DAYTONA BEACH, Fla. — Alex Zanardi popped out of his wheelchair and onto the concrete garage floor to await his turn to climb into the race car. He pushed his way toward the car, then lifted himself into the cockpit to practice a driver change as seamless as any done by his competitors.
The swap took nearly 30 seconds when Zanardi first began working with teammates. After several practice rounds Friday at Daytona International Speedway, his BMW Team RLL was nearing 15-second swaps.
It was more evidence of the remarkable resilience Zanardi has shown since his legs were severed in a 2001 accident.
The beloved Italian is scheduled to race in the Rolex 24 at Daytona later this month, his first event in North America since before the fateful Sept. 15, 2001, crash at EuroSpeedway Lausitz in Klettwitz, Germany. His longtime partnership with BMW led to the development of a steering wheel with levers and paddles for Zanardi to shift gears, brake and accelerate without the use of his prosthetic legs.
"For one lap, with my prosthetics, I am faster when I can push the accelerator," Zanardi told The Associated Press on Friday. "But that's because I am doing so much with my hands and there are so many things to focus on. Once I am comfortable and have done a few laps, I am at the same pace as everyone else.
"The physical demand is also not as high without the prosthetic legs, so I am like an animal and can drive forever."
No one would expect anything less from Zanardi, who is now 52.
Few thought he was going to survive his horrific crash in which he lay bleeding and exposed on the race track in Germany late in an event already heavy with emotion. The CART Series had arrived in Germany prior to the Sept. 11 attacks, and with teams unable to return to the United States, the league was the only U.S-based sport to compete that weekend. While many have long cursed that entire event and how it ended with Zanardi's near-fatal crash, he never once complained.

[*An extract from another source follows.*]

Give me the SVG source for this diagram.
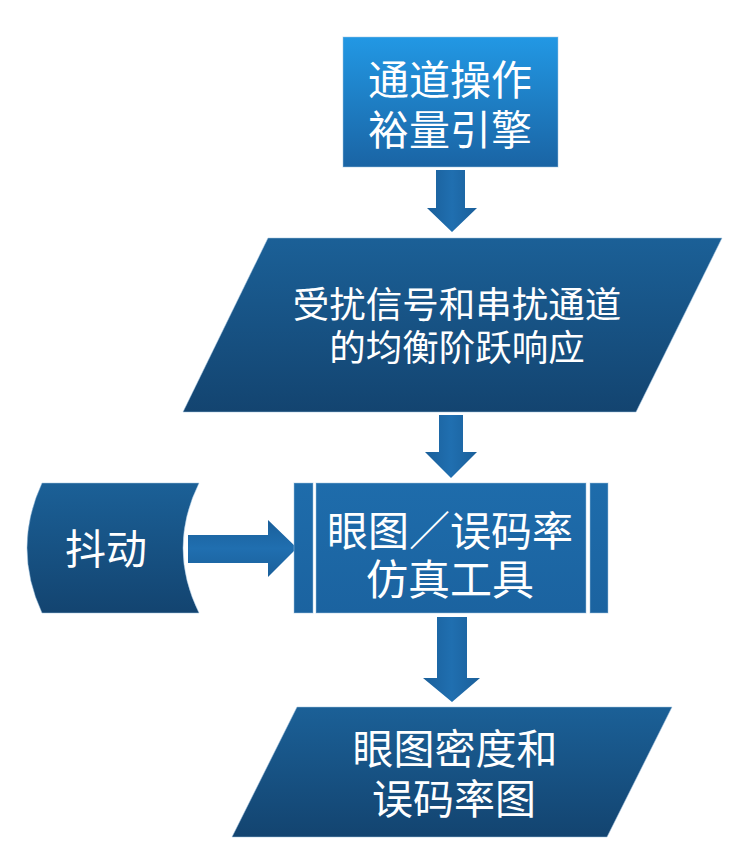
<svg xmlns="http://www.w3.org/2000/svg" width="749" height="865" viewBox="0 0 749 865">
  <defs>
    <linearGradient id="gTop" x1="0" y1="0" x2="0" y2="1">
      <stop offset="0" stop-color="#2298e4"/>
      <stop offset="1" stop-color="#1a64a4"/>
    </linearGradient>
    <linearGradient id="gPara" x1="0" y1="0" x2="0" y2="1">
      <stop offset="0" stop-color="#1b6097"/>
      <stop offset="1" stop-color="#134470"/>
    </linearGradient>
    <linearGradient id="gMid" x1="0" y1="0" x2="0" y2="1">
      <stop offset="0" stop-color="#1e6cab"/>
      <stop offset="1" stop-color="#1b63a0"/>
    </linearGradient>
    <linearGradient id="gArrowV" x1="0" y1="0" x2="1" y2="0">
      <stop offset="0" stop-color="#1a5f9a"/>
      <stop offset="0.5" stop-color="#206fb0"/>
      <stop offset="1" stop-color="#1a5f9a"/>
    </linearGradient>
    <linearGradient id="gArrowH" x1="0" y1="0" x2="0" y2="1">
      <stop offset="0" stop-color="#1a5f9a"/>
      <stop offset="0.5" stop-color="#206fb0"/>
      <stop offset="1" stop-color="#1a5f9a"/>
    </linearGradient>
  </defs>
  <style>
    .lbl { font-family: "Noto Sans CJK SC", "Noto Sans", sans-serif; fill: #ffffff; text-anchor: middle; }
    .edge { stroke: #9fc3e2; stroke-opacity: 0.5; stroke-width: 1; }
  </style>
  <rect width="749" height="865" fill="#ffffff"/>

  <g id="connectors">
    <path d="M436,170 H465 V208 H477 L452,232 L427,208 H436 Z" fill="url(#gArrowV)"/>
    <path d="M439,415 H463 V452 H477 L451,478 L425,452 H439 Z" fill="url(#gArrowV)"/>
    <path d="M188,535 H268 V520 L297,548 L268,577 V563 H188 Z" fill="url(#gArrowH)"/>
    <path d="M437,617 H467 V678 H480 L452,702 L423,678 H437 Z" fill="url(#gArrowV)"/>
  </g>

  <g id="node-engine">
    <rect x="343" y="37" width="215" height="130" fill="url(#gTop)" class="edge"/>
    <text class="lbl" x="450" y="95" font-size="41">通道操作</text>
    <text class="lbl" x="450" y="145" font-size="41">裕量引擎</text>
  </g>

  <g id="node-step-response">
    <path d="M268,238 H722 L636,412 H183 Z" fill="url(#gPara)" class="edge"/>
    <text class="lbl" x="457" y="318" font-size="36.5">受扰信号和串扰通道</text>
    <text class="lbl" x="457" y="361" font-size="36.5">的均衡阶跃响应</text>
  </g>

  <g id="node-jitter">
    <path d="M42,483 H199 Q167,548 199,613 H42 Q12,548 42,483 Z" fill="url(#gPara)" class="edge"/>
    <text class="lbl" x="106" y="564" font-size="41">抖动</text>
  </g>

  <g id="node-simulator">
    <rect x="294" y="483" width="19" height="130" fill="url(#gMid)" class="edge"/>
    <rect x="316" y="483" width="270" height="130" fill="url(#gMid)" class="edge"/>
    <rect x="590" y="483" width="18" height="130" fill="url(#gMid)" class="edge"/>
    <text class="lbl" x="450" y="546" font-size="41">眼图／误码率</text>
    <text class="lbl" x="450" y="595" font-size="42">仿真工具</text>
  </g>

  <g id="node-eye-density">
    <path d="M297,707 H672 L607,837 H232 Z" fill="url(#gPara)" class="edge"/>
    <text class="lbl" x="455" y="764" font-size="41">眼图密度和</text>
    <text class="lbl" x="454" y="814" font-size="41">误码率图</text>
  </g>
</svg>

"From that first day, not one time did Alex wonder why this awful thing happened to him. Instead, he accepted what happened, considered himself lucky to be alive and moved on determined to live every day to its fullest," said Chip Ganassi, who won 15 races and two CART championships with Zanardi. "I've never met a single person with the mental strength of that guy. He's super human."
Zanardi learned to walk with prosthetics he designed because he wasn't satisfied with the mobility of anything on the market. He took up hand cycling and won four gold medals in two Paralympics. He won his division in the New York City Marathon, and in the Ironman World Championship, where he used a handbike for the cycling portion and a wheelchair for the running portion, Zanardi finished 19th out of 247 in the 45-49 age group.

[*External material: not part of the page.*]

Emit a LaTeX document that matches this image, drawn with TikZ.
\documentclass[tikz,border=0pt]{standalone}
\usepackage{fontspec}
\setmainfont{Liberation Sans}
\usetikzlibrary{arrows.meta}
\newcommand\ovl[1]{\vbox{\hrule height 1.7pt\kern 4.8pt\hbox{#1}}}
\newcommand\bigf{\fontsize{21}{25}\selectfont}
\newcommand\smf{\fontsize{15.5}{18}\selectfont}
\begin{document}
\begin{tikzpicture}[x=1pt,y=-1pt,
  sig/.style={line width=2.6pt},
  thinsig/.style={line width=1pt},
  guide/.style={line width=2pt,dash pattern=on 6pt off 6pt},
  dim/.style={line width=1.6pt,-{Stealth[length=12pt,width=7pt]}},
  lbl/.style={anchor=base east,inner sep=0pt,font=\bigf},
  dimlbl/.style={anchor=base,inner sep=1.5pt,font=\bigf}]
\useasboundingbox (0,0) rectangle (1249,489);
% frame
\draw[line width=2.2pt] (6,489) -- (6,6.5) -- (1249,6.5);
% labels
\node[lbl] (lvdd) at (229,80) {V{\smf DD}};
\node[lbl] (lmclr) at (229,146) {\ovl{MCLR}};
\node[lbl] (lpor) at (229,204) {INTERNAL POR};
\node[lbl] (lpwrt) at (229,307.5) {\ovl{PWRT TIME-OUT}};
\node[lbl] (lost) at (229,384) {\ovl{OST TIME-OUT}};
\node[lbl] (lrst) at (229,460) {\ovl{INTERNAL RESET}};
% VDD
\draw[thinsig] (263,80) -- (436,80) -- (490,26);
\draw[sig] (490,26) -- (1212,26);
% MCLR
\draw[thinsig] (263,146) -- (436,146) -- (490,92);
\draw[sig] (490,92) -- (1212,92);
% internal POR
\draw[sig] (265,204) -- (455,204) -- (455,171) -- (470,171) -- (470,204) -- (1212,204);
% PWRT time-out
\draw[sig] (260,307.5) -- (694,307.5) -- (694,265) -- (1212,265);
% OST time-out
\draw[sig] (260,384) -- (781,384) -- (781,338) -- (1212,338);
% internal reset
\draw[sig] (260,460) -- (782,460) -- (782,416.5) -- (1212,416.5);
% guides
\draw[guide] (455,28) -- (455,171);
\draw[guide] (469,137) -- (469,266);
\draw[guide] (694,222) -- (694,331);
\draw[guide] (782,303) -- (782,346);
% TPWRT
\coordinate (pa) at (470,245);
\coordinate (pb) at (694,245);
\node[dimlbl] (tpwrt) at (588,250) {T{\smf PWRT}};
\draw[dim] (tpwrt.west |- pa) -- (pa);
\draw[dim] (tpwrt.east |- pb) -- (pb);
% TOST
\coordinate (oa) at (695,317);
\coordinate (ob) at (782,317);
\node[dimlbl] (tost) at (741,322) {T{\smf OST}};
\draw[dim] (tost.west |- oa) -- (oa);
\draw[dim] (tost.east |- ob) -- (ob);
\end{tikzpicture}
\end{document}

He also made a return to racing in European touring cars, satisfying his itch to get back in a car. Then BMW approached him about using new technology to build a special system to race a sports car and assumed Zanardi would want to try it at Le Mans, the most prestigious endurance race in the world.
Zanardi chose Daytona instead.
"Daytona has some of the greatest fans in the world and many remember me from some of the things I've done in this wonderful country," Zanardi said. "I feel gifted for having the opportunity to compete in Daytona."

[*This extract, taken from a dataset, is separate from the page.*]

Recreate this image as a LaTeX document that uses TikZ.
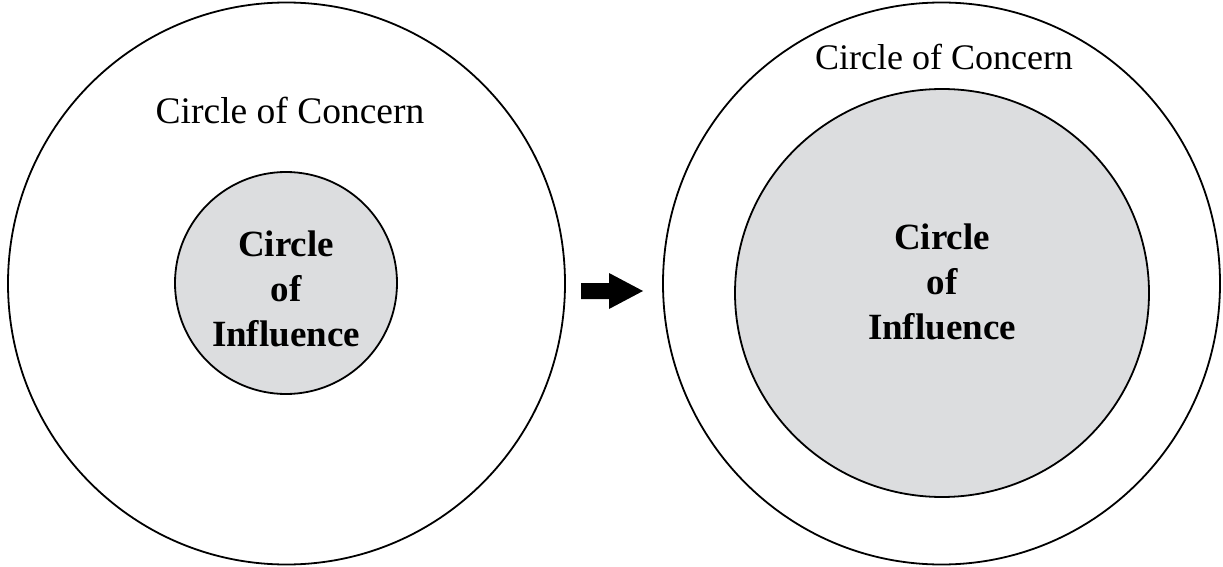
\documentclass[tikz,border=0pt]{standalone}
\usepackage{fontspec}
\setmainfont{Liberation Serif}
\definecolor{infl}{HTML}{DCDDDF}
\begin{document}
\begin{tikzpicture}[x=1pt,y=-1pt,
  ring/.style={line width=1.8pt},
  concern/.style={font=\fontsize{37.5}{44}\selectfont,anchor=base},
  influence/.style={font=\bfseries\fontsize{37}{45}\selectfont,align=center}]
\useasboundingbox (0,0) rectangle (1223,567);
% left
\draw[ring] (286.5,283.5) ellipse [x radius=278.5,y radius=281];
\filldraw[ring,fill=infl] (286,283) circle [radius=111];
\node[concern] (c1) at (290,124) {Circle of Concern};
\node[influence] (i1) at (286,289) {Circle\\of\\Influence};
% arrow
\fill[black] (581,283) -- (609,283) -- (609,273) -- (643,291) -- (609,309) -- (609,299) -- (581,299) -- cycle;
% right
\draw[ring] (941.5,283.5) ellipse [x radius=278.5,y radius=281];
\filldraw[ring,fill=infl] (942,293) ellipse [x radius=207,y radius=204];
\node[concern,font=\fontsize{36}{40}\selectfont] (c2) at (944,70) {Circle of Concern};
\node[influence] (i2) at (942,282) {Circle\\of\\Influence};
\end{tikzpicture}
\end{document}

Fernando Alonso, a two-time Formula One champion, made his debut at Daytona last season and stole attention from every driver in the field. With Zanardi here this year and participating in Daytona's preseason testing this weekend, Alonso's return has been reduced to an afterthought and the Spaniard was one of the dozens of drivers who posed for photos with Zanardi in the garage.
"Are you a driver?" Zanardi jokingly asked Alonso. "Are you any good?"
Zanardi's positive outlook and supersized personality have enveloped the entire paddock and thrilled drivers eager to share the track with the legend credited with creating both celebratory victory burnouts and, along with then-teammate Jimmy Vasser, laying the foundation for Ganassi's championship organization.
"I can't go any further than a few feet then bump into another friend who, of course, I would love to go to dinner with," Zanardi said of his time so far at Daytona. "It's so great to be surrounded by so many friends. And many of the drivers, they say, 'Wow, Alex, it is so cool to be in the field with you.' But it's just because they think I will be behind them. When you get ahead of them, they aren't so happy. So I hope I can cool some of them down."
In a Daytona Beach restaurant with his wife and son this week, a stranger paid Zanardi's tab. Zanardi doesn't know why, just assumes the man "was evidently very grateful for me having done something" and if he saw the man again, vowed to hug him in appreciation.
He values every encounter, every experience, and is thrilled to be back in a car competing as if it was 17 years ago.
"It is just another chapter of a very fortunate life," Zanardi said. "I am very proud that for some reason my story from outside has been able to provide this type of emotions, feeling, inspiration. I bump into a lot of people that have similar problems that I have but less titles or magazines than I have, and they just challenge their adversity with the same tenacity, with the same enthusiasm, with the same will to succeed because life is one and you've got to take advantage.
"Otherwise the clock is ticking and you may not get the same opportunity again."